Raiders and Traders, subtitled "The Heroic Age of Greece", is a board game published by Chaosium in 1979 that simulates the world of Hellenic Greece.

==Description==
Raiders and Traders is a board game for 2–6 players where each player attempts to build an empire in the setting of ancient Greece. The game components include a map of the Aegean Basin, 300 counters, 80 money pieces, and 40 player cards.

There are three scenarios:
- Raiding: Players conduct raids to expand into other territories.
- The Beginning: Indo-European tribes migrate into the Aegean Basin, and select patron gods, build walled settlements, make beneficial marriages, and use diplomacy to expand their territory.
- Empire: Pirates and random action cards are added to play.

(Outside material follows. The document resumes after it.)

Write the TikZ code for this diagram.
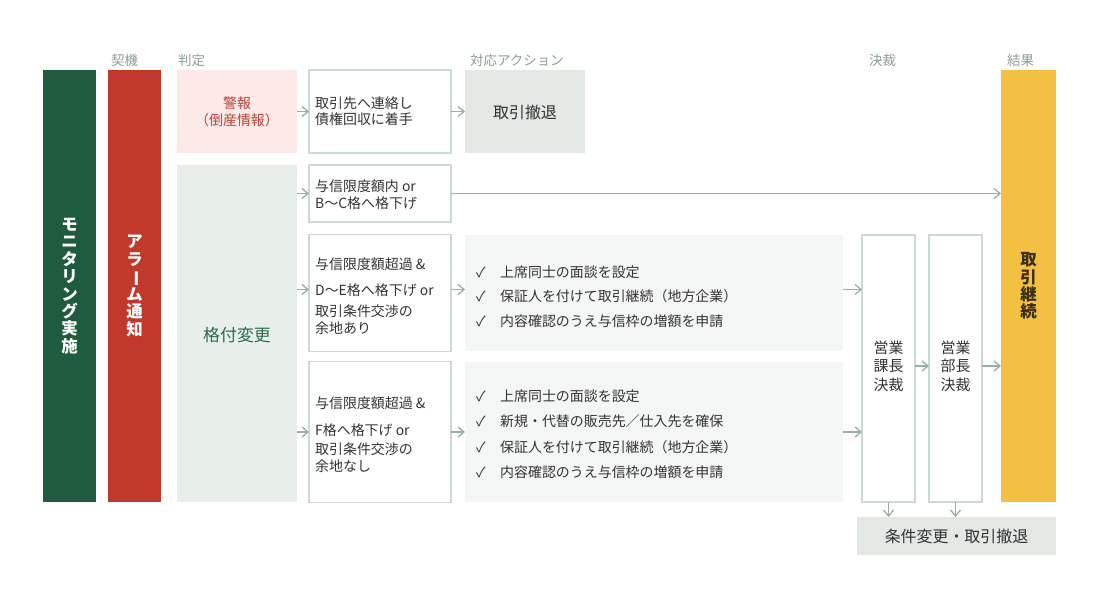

There are also optional rules for deities, the Oracle of Delphi, and Heroes (who bring both advantages and disadvantages to the player.)

==Publication history==
Raiders and Traders was created by Donald Dupont and published by Chaosium in 1979 as a boxed set with cover art by Dupont.

==Reception==
In Issue 45 of the British wargaming magazine Perfidious Albion, Charles Vasey liked the components and the "clear rules with an excellent summary sheet." Vasey concluded, "Piracy, raiding, empire building, family marriages et al all have their place. There is an overrun rule which unbalances the games, but the basic system is interesting, testing, and it's multiplayer."

In Issue 29 of Dragon (September 1979), Jim Ward called this "a perfect collection of all the concepts that anyone who has taken the time to study that era could have formed." Ward noted that the game with all of the optional rules "force players to think fast and move fast in the efforts to win." Ward concluded, "The game has many interesting facets and can be played on several levels from a beginning/nongamer's standpoint, to the most veteran wargamers side."